How GST Applies to Subdivisions of Residential Premises

With property values having increased in recent years, many property investors have been looking to maximise their return by subdividing their investment properties.

This article focuses on the subdivision of a rental property, however the same principles will also apply where an individual subdivides the land where their home is located.

Along with the practical issues that go along with the actual subdivision, investors also need to consider the GST implications. Existing residential premises are considered to be “input taxed” for GST purposes. This means there is no GST charged on either the rent received, or the sale price of the property, and no ability to claim any GST paid on expenses relating to the property. However, this treatment does not apply to vacant land, or to newly constructed residential premises.

Enterprise or business

Whether a property investor is required to register for and include GST in the sale price when they sell vacant land or a newly constructed residential property will depend on whether the activities related to the subdivision are considered an ‘enterprise’ or a ‘business’ for GST purposes.

Where an investor has owned a property for a number of years, and merely takes the minimum steps required to subdivide the property, then sell it, their activities will most likely be seen as the mere realisation of a capital asset, and not an enterprise.

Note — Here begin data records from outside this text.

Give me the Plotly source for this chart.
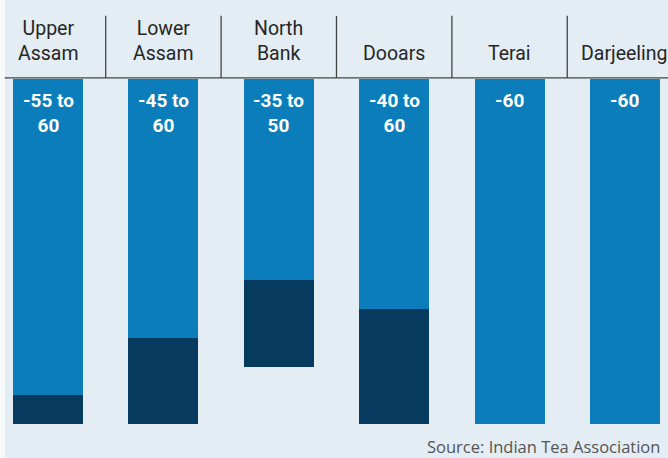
import plotly.graph_objects as go

regions = ["Upper Assam", "Lower Assam", "North Bank", "Dooars", "Terai", "Darjeeling"]
header_labels = ["Upper<br>Assam", "Lower<br>Assam", "North<br>Bank", "Dooars", "Terai", "Darjeeling"]
range_low = [55, 45, 35, 40, 60, 60]   # lower bound of decline (%)
range_high = [60, 60, 50, 60, 60, 60]  # upper bound of decline (%)
source_text = "Source: Indian Tea Association"

LIGHT = "#0b7dba"
DARK = "#063a5e"
BG = "#e3edf3"
HEAD_FONT = "Roboto, Liberation Sans, sans-serif"

x = list(range(len(regions)))
extra = [h - l for l, h in zip(range_low, range_high)]

fig = go.Figure()
fig.add_trace(go.Bar(x=x, y=range_low, marker=dict(color=LIGHT, line_width=0),
                     width=0.607, hoverinfo="skip"))
fig.add_trace(go.Bar(x=x, y=extra, marker=dict(color=DARK, line_width=0),
                     width=0.607, hoverinfo="skip"))

annotations = []
for i, (lab, lo, hi) in enumerate(zip(header_labels, range_low, range_high)):
    annotations.append(dict(x=i, y=1.036, xref="x", yref="paper", text=lab,
                            showarrow=False, xanchor="center", yanchor="bottom",
                            font=dict(family=HEAD_FONT, size=19.5, color="#262626")))
    txt = f"-{lo} to<br>{hi}" if lo != hi else f"-{hi}"
    annotations.append(dict(x=i, y=0, xref="x", yref="y", text=f"<b>{txt}</b>",
                            showarrow=False, xanchor="center", yanchor="top", yshift=-8,
                            font=dict(family=HEAD_FONT, size=19, color="white")))
annotations.append(dict(x=425 / 668, y=-0.065, xref="paper", yref="paper", text=source_text,
                        showarrow=False, xanchor="left", yanchor="middle",
                        font=dict(family="Open Sans, sans-serif", size=16.5, color="#555555")))

shapes = []
for i in range(len(regions) - 1):
    shapes.append(dict(type="line", xref="x", yref="paper", x0=i + 0.5, x1=i + 0.5,
                       y0=1.003, y1=1.183, line=dict(color="#444444", width=1.3)))
shapes.append(dict(type="line", xref="paper", yref="paper", x0=0.007, x1=1, y0=1.003, y1=1.003,
                   line=dict(color="#444444", width=1.3)))
shapes.append(dict(type="rect", xref="paper", yref="paper", x0=0, x1=5 / 668, y0=-0.1, y1=1.33,
                   fillcolor="#f7fafb", line_width=0, layer="below"))
shapes.append(dict(type="rect", xref="paper", yref="paper", x0=0, x1=1, y0=1.312, y1=1.33,
                   fillcolor="#eef5ee", line_width=0, layer="below"))

fig.update_layout(
    width=668, height=458,
    margin=dict(l=0, r=0, t=79, b=34),
    paper_bgcolor=BG, plot_bgcolor=BG,
    barmode="stack", bargap=0,
    showlegend=False,
    xaxis=dict(range=[-0.416, 5.373], visible=False, fixedrange=True),
    yaxis=dict(range=[60, 0], visible=False, fixedrange=True),
    annotations=annotations, shapes=shapes,
)

fig.write_html("out.html", config={"displayModeBar": False},
               post_script="document.body.style.margin='0';")
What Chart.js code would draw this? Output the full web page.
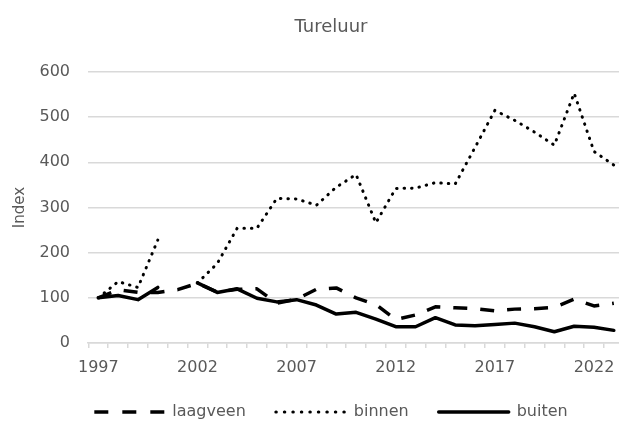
<!DOCTYPE html>
<html>
<head>
<meta charset="utf-8">
<script src="https://cdn.jsdelivr.net/npm/chart.js@4/dist/chart.umd.min.js"></script>
<style>
  html, body { margin: 0; padding: 0; overflow: hidden; background: #fff; }
</style>
</head>
<body>
<canvas id="mycanvas" width="662" height="430"></canvas>
<script>
// data
var years = [1997,1998,1999,2000,2001,2002,2003,2004,2005,2006,2007,2008,2009,2010,
	2011,2012,2013,2014,2015,2016,2017,2018,2019,2020,2021,2022,2023];
var laagveen = [100,118,112,112,118,132,113,119,120,88,97,119,122,100,
	85,52,62,80,78,76,71,75,76,79,97,82,88];
var binnen = [100,136,123,228,null,133,176,254,254,320,319,305,345,373,
	266,342,343,355,352,433,515,493,467,438,553,424,394];
var buiten = [100,105,96,123,null,133,112,120,99,91,96,84,64,68,
	53,36,36,56,40,38,41,44,36,25,37,35,28];
var yTicks = [0,100,200,300,400,500,600];

var grey = '#595959';
var gridGrey = '#d9d9d9';

Chart.defaults.font.family = 'DejaVu Sans';
Chart.defaults.color = grey;

// dash patterns used for the little legend lines
var legendDash = [[14, 14], [0.5, 8], []];

var chartdata = {
	labels: years,
	datasets: [
		{
			label: 'laagveen',
			data: laagveen,
			borderColor: '#000',
			backgroundColor: '#000',
			borderWidth: 3.5,
			borderDash: [14, 13],
			borderCapStyle: 'butt'
		},
		{
			label: 'binnen',
			data: binnen,
			borderColor: '#000',
			backgroundColor: '#000',
			borderWidth: 3,
			borderDash: [0.5, 7],
			borderCapStyle: 'round'
		},
		{
			label: 'buiten',
			data: buiten,
			borderColor: '#000',
			backgroundColor: '#000',
			borderWidth: 3.5,
			borderCapStyle: 'round'
		}
	]
};

var ctx = document.getElementById('mycanvas');

var linegraph = new Chart(ctx, {
	type: 'line',
	data: chartdata,
	options: {
		responsive: false,
		animation: false,
		devicePixelRatio: 1,
		spanGaps: false,
		elements: {
			point: { radius: 0, hoverRadius: 0 },
			line: { tension: 0, borderJoinStyle: 'round' }
		},
		layout: { padding: 0 },
		plugins: {
			title: {
				display: true,
				text: 'Tureluur',
				color: grey,
				font: { size: 18, weight: 'normal' },
				padding: { top: 17, bottom: 33.4 }
			},
			legend: {
				position: 'bottom',
				labels: {
					usePointStyle: true,
					pointStyle: 'line',
					pointStyleWidth: 70,
					boxWidth: 70,
					padding: 30,
					color: grey,
					font: { size: 16 },
					generateLabels: function(chart) {
						return chart.data.datasets.map(function(ds, i) {
							return {
								text: ds.label,
								datasetIndex: i,
								fillStyle: '#000',
								strokeStyle: '#000',
								fontColor: grey,
								lineWidth: ds.borderWidth,
								lineDash: legendDash[i],
								lineCap: ds.borderCapStyle,
								pointStyle: 'line',
								hidden: false
							};
						});
					}
				}
			},
			tooltip: { enabled: false }
		},
		scales: {
			x: {
				type: 'linear',
				min: 1996.48,
				max: 2025.43,
				afterBuildTicks: function(axis) {
					axis.ticks = years.map(function(y) { return { value: y }; });
				},
				afterFit: function(axis) { axis.height = 31; },
				grid: {
					offset: true,
					drawOnChartArea: false,
					drawTicks: true,
					tickLength: 5,
					color: gridGrey,
					lineWidth: 1.5
				},
				border: { display: true, color: gridGrey, width: 1.5 },
				ticks: {
					autoSkip: false,
					maxRotation: 0,
					padding: 10,
					font: { size: 16 },
					callback: function(v) {
						return (v - 1997) % 5 === 0 ? String(v) : '';
					}
				}
			},
			y: {
				min: 0,
				max: 600,
				afterBuildTicks: function(axis) {
					axis.ticks = yTicks.map(function(v) { return { value: v }; });
				},
				afterFit: function(axis) { axis.width = 88; },
				grid: { color: gridGrey, lineWidth: 1.5, drawTicks: false },
				border: { display: false },
				ticks: { padding: 18, font: { size: 16 } },
				title: {
					display: true,
					text: 'Index',
					color: grey,
					font: { size: 15 },
					padding: { top: 11, bottom: 0 }
				}
			}
		}
	}
});
</script>
</body>
</html>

At the opposite extreme, where an investor not only subdivides the existing property, but constructs a new house on the land, which they then sell, the activity will most likely be seen as an enterprise.

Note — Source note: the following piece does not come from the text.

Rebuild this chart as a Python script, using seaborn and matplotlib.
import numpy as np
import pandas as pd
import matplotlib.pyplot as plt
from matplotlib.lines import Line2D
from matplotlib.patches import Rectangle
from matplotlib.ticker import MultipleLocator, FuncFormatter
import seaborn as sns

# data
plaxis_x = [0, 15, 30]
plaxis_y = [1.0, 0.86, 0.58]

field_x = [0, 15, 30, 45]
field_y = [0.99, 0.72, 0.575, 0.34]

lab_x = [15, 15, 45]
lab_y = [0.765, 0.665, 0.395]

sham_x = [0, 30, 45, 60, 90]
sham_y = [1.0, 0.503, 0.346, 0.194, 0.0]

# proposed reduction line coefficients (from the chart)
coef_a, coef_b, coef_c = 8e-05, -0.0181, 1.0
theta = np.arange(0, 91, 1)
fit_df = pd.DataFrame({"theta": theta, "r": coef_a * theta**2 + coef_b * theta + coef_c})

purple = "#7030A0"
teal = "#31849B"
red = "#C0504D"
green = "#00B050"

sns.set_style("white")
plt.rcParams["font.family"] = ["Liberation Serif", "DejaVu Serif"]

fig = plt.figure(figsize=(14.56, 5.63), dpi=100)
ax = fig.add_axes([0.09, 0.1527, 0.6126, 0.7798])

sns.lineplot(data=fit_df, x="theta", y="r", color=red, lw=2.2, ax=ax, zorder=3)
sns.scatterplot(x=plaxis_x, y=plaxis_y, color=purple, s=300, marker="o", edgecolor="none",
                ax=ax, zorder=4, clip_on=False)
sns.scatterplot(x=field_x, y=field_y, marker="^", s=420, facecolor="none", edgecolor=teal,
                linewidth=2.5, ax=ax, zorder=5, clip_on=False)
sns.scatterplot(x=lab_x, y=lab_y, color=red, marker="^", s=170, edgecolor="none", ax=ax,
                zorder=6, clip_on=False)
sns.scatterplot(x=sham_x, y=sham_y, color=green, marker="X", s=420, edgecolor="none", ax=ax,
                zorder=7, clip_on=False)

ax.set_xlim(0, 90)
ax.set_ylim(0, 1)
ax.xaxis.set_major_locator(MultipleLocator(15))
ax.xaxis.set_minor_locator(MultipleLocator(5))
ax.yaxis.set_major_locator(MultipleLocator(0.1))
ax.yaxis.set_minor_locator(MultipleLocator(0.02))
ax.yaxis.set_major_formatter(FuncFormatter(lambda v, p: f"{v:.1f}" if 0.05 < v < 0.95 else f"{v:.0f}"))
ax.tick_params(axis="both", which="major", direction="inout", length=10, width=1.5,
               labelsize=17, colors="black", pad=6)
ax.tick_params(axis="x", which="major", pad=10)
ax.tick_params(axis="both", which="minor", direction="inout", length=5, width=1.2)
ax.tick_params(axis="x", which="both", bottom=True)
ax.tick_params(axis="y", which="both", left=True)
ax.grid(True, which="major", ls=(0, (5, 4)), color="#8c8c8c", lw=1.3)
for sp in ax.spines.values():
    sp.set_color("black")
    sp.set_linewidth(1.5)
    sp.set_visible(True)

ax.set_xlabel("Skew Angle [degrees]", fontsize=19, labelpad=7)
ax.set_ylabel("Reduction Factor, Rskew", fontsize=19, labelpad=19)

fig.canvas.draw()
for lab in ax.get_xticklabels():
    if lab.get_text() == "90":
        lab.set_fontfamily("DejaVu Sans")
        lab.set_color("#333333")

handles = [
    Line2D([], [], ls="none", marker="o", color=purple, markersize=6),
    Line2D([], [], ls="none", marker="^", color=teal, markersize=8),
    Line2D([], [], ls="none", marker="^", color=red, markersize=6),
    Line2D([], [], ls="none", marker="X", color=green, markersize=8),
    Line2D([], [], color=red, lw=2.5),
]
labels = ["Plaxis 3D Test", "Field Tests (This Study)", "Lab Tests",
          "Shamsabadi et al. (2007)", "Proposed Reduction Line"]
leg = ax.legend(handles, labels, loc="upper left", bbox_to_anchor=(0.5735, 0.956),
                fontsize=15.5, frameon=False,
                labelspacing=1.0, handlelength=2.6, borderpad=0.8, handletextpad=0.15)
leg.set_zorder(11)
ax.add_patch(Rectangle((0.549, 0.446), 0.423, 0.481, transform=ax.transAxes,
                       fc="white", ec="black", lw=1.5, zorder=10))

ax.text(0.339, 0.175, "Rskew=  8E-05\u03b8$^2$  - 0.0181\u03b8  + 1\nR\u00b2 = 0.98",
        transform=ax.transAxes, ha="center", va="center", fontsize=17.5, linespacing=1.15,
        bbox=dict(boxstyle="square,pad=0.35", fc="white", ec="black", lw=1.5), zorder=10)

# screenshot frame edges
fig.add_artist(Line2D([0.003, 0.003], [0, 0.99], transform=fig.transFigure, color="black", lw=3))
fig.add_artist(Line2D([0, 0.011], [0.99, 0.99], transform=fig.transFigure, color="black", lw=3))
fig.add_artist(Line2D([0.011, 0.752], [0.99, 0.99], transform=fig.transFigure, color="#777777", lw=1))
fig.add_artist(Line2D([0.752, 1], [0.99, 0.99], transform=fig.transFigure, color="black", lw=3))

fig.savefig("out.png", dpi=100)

In between these two ends of the spectrum, there is a range of different levels of activity which need to be considered on a case-by-case basis. To determine if these activities constitute an enterprise it is necessary to consider the level of activity. This includes whether the owner has been involved in previous property development activities, their intention at the time that they decided to subdivide the property, and their intentions at the time that they first acquired the property.

GST requirement

Where the subdivision does not amount to an enterprise, there will be no requirement to include GST in the sale price, and no ability to claim any GST paid on expenses relating to the subdivision.

Where the subdivision is considered to be an enterprise, it will be necessary to include GST in the sale price. GST paid on the costs related to the subdivision and development of the property can be claimed as a credit as they are incurred.

Purchasers of residential property are generally not able to claim any GST paid on the purchase price.  

Without any concessions, the GST which the seller is required to remit to the ATO will be 1/11th of the gross sale proceeds. However, the amount of GST can be reduced by applying the margin scheme.

Where an election to apply the margin scheme is made, the GST to be remitted on the sale of the property will be calculated as 1/11th of the difference between the gross sale proceeds and the original cost of the property. (Note, if the property was acquired prior to 1 July 2000, the GST will be calculated based on the property’s market value as at 1 July 2000 rather than the original cost.)

If a property is purchased from a vendor who is using the margin scheme to calculate their GST, the purchaser is not entitled to claim any GST on the purchase.

New rules which apply from 1 July 2018 now require the purchaser of newly constructed residential premises to withhold 1/11th of the gross sale proceeds and remit this to the ATO.